Teapot Documentation

  1. Introduction
  2. Installation
  3. Example


Teapot is an opinionated tool for building cross-platform software, with a primary focus on modern C++ code. It is designed from the ground up to encourage modular and reusable software components, with a minimal amount of configuration.

Teapot supports creative coding and collaboration by making it easy to create and fork existing code and including it in another project. Dependencies are automatically fetched and versioned using git, which helps to ensures that code behaves the same on all platforms.

Teapot configurations are driven using the Ruby programming language, which means that you will never be limited by Teapot itself. You can easily integrate external build systems along with teapot's own native build system for maximum flexibility.

Decentralised package management.

Teapot is a distributed package management tool. This means that dependencies take the form of a relative or absolute URL and there is no central package listing or repository. Most parts of the build process are structured as packages which fulfil some part of the build process - e.g. variants, platforms, compilers, libraries, applications, etc. Practically speaking, in order for teapot to compile code, you need packages to satisfy all parts of the build process.

This approach ensures that almost all of the build system can be versioned, including toolchain definitions and build rules. It also reduces the complexity of the code in the core implementation

Tell, don't ask.

Teapot doesn't specifically use any kind of autoconfiguration (but specific packages might do this, especially if they use an external build system). By design, teapot depends on standards compliant compilers and libraries and platform-specific packages.

Autoconfiguration is generally a slow process and in my experience can introduce consistency problems in large projects. Explicit configurations generally fail predictably, and a clear chain of responsibility ensures that enough information is available to debug the problem easily.

Where it all started.

The Dream Framework is a set of modern open source libraries for C++ game development. Teapot was extracted from tooling which was used to build this project. The original Dream project suffered from a monolitic architecture - many dependencies were compiled directly into the project and this made it hard to maintain, test and use in isolation. Specifically, I found myself wanting to create many small example projects, libraries, and so on, but without good tools to do so. With a monolithic library, you can't choose only some parts - and this becomes a problem when you need to support, say, different versions of OpenGL, different audio subsystems, etc.

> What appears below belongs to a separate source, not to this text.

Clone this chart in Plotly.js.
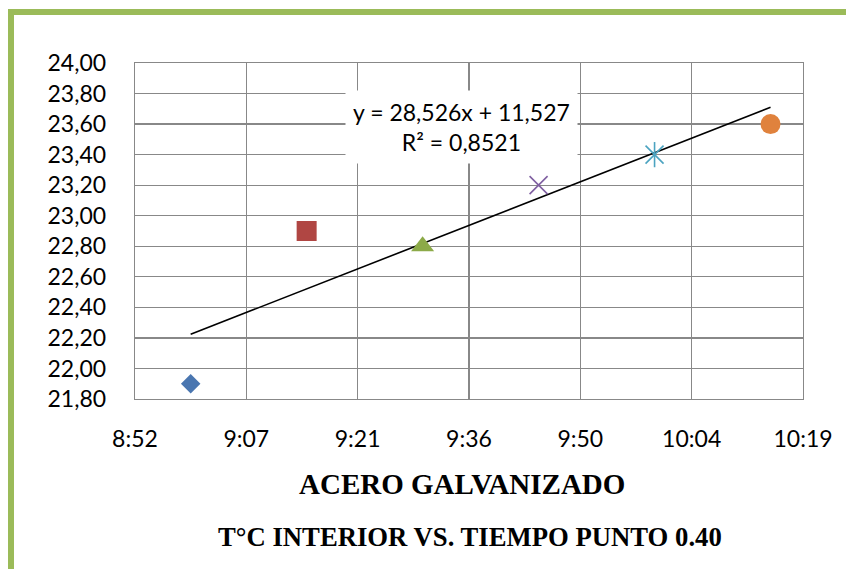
<!DOCTYPE html>
<html>
<head>
<meta charset="utf-8">
<script src="https://cdn.plot.ly/plotly-3.0.1.min.js"></script>
<style>
  html, body { margin: 0; padding: 0; background: #ffffff; }
  #wrap { position: relative; width: 846px; height: 569px; overflow: hidden; }
  #chart { position: absolute; left: 0; top: 0; width: 846px; height: 569px; }
  #frame { position: absolute; left: 8px; top: 9px; right: -10px; bottom: -10px;
           border-left: 6px solid #9BBB59; border-top: 6px solid #9BBB59; pointer-events: none; }
</style>
</head>
<body>
<div id="wrap">
  <div id="chart"></div>
  <div id="frame"></div>
</div>
<script>
// Times as fraction of a day (Excel time serial)
const timeLabels = ["9:00", "9:15", "9:30", "9:45", "10:00", "10:15"];
const timeValues = [9/24, (9 + 15/60)/24, (9 + 30/60)/24, (9 + 45/60)/24, 10/24, (10 + 15/60)/24];
const tempValues = [21.90, 22.90, 22.80, 23.20, 23.40, 23.60];

const xTickVals = [0.37, 0.38, 0.39, 0.40, 0.41, 0.42, 0.43];
const xTickText = ["8:52", "9:07", "9:21", "9:36", "9:50", "10:04", "10:19"];
const yTickVals = [21.8, 22.0, 22.2, 22.4, 22.6, 22.8, 23.0, 23.2, 23.4, 23.6, 23.8, 24.0];
const yTickText = ["21,80", "22,00", "22,20", "22,40", "22,60", "22,80", "23,00", "23,20", "23,40", "23,60", "23,80", "24,00"];

const equationText = "y = 28,526x + 11,527<br>R² = 0,8521";
const title1 = "ACERO GALVANIZADO";
const title2 = "T°C INTERIOR VS. TIEMPO PUNTO 0.40";

const markerSymbols = ["diamond", "square", "triangle-up", "x-thin-open", "x-thin-open", "circle"];
const markerColors = ["#4A76B0", "#B04643", "#8CAA48", "#7F5FA1", "#4BA3C0", "#E0823D"];
const markerSizes = [15, 20, 20, 18, 18, 20];

// least squares trendline from the data
const n = timeValues.length;
const mx = timeValues.reduce((a, b) => a + b, 0) / n;
const my = tempValues.reduce((a, b) => a + b, 0) / n;
let sxy = 0, sxx = 0;
for (let i = 0; i < n; i++) { sxy += (timeValues[i] - mx) * (tempValues[i] - my); sxx += (timeValues[i] - mx) ** 2; }
const slope = sxy / sxx, intercept = my - slope * mx;
const xMin = Math.min(...timeValues), xMax = Math.max(...timeValues);

const traces = [];
traces.push({
  x: [xMin, xMax], y: [slope * xMin + intercept, slope * xMax + intercept],
  mode: "lines", line: { color: "#000000", width: 1.6 }, hoverinfo: "skip", showlegend: false
});
for (let i = 0; i < n; i++) {
  const isX = markerSymbols[i].indexOf("x-thin") === 0;
  traces.push({
    x: [timeValues[i]], y: [tempValues[i]], mode: "markers", showlegend: false, name: timeLabels[i],
    marker: {
      symbol: markerSymbols[i], size: markerSizes[i], color: markerColors[i],
      line: isX ? { color: markerColors[i], width: 1.6 } : { width: 0 }
    }
  });
}
// vertical stroke of the star marker (10:00)
traces.push({
  x: [timeValues[4]], y: [tempValues[4]], mode: "markers", showlegend: false,
  marker: { symbol: "line-ns-open", size: 18, color: markerColors[4], line: { color: markerColors[4], width: 1.6 } }
});

const tickFont = { family: "Lato, 'Open Sans', sans-serif", size: 23, color: "#000000" };

const layout = {
  width: 846, height: 569,
  margin: { l: 135, r: 43, t: 63, b: 170 },
  paper_bgcolor: "#ffffff", plot_bgcolor: "#ffffff",
  showlegend: false,
  xaxis: {
    range: [0.37, 0.43], tickvals: xTickVals, ticktext: xTickText,
    showgrid: true, gridcolor: "#888888", gridwidth: 1.3,
    showline: true, linecolor: "#888888", linewidth: 1.3, mirror: true,
    zeroline: false, ticks: "", tickfont: tickFont, ticklabelstandoff: 19
  },
  yaxis: {
    range: [21.8, 24.0], tickvals: yTickVals, ticktext: yTickText,
    showgrid: true, gridcolor: "#888888", gridwidth: 1.3,
    showline: true, linecolor: "#888888", linewidth: 1.3, mirror: true,
    zeroline: false, ticks: "", tickfont: tickFont, ticklabelstandoff: 23
  },
  annotations: [
    {
      text: equationText, xref: "paper", yref: "paper", x: 0.4895, y: 0.8095,
      xanchor: "center", yanchor: "middle", showarrow: false,
      font: { family: "Lato, 'Open Sans', sans-serif", size: 23, color: "#000000" },
      bgcolor: "#ffffff", borderpad: 7, align: "center"
    },
    {
      text: "<b>" + title1 + "</b>", xref: "paper", yref: "paper", x: 0.490, y: -0.253,
      xanchor: "center", yanchor: "middle", showarrow: false,
      font: { family: "'Liberation Serif', 'Times New Roman', serif", size: 29, color: "#000000" }
    },
    {
      text: "<b>" + title2 + "</b>", xref: "paper", yref: "paper", x: 0.5015, y: -0.4107,
      xanchor: "center", yanchor: "middle", showarrow: false,
      font: { family: "'Liberation Serif', 'Times New Roman', serif", size: 26.7, color: "#000000" }
    }
  ]
};

Plotly.newPlot("chart", traces, layout, { displayModeBar: false, staticPlot: true });
</script>
</body>
</html>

Another big issue that I faced involved working with other people. I wanted a tool that was sufficiently simple and intelligent, that it could just work out of the box, even for non-programmers. Teapot, in it's current state, isn't quite there yet. But this is also an important long term goal, and it drives the overal design of teapot in many important ways.

The Dream Framework, is now a set of modules which can be compiled using Teapot. Many of the examples in this documentation will use it. However, Teapot is a completely generic tool.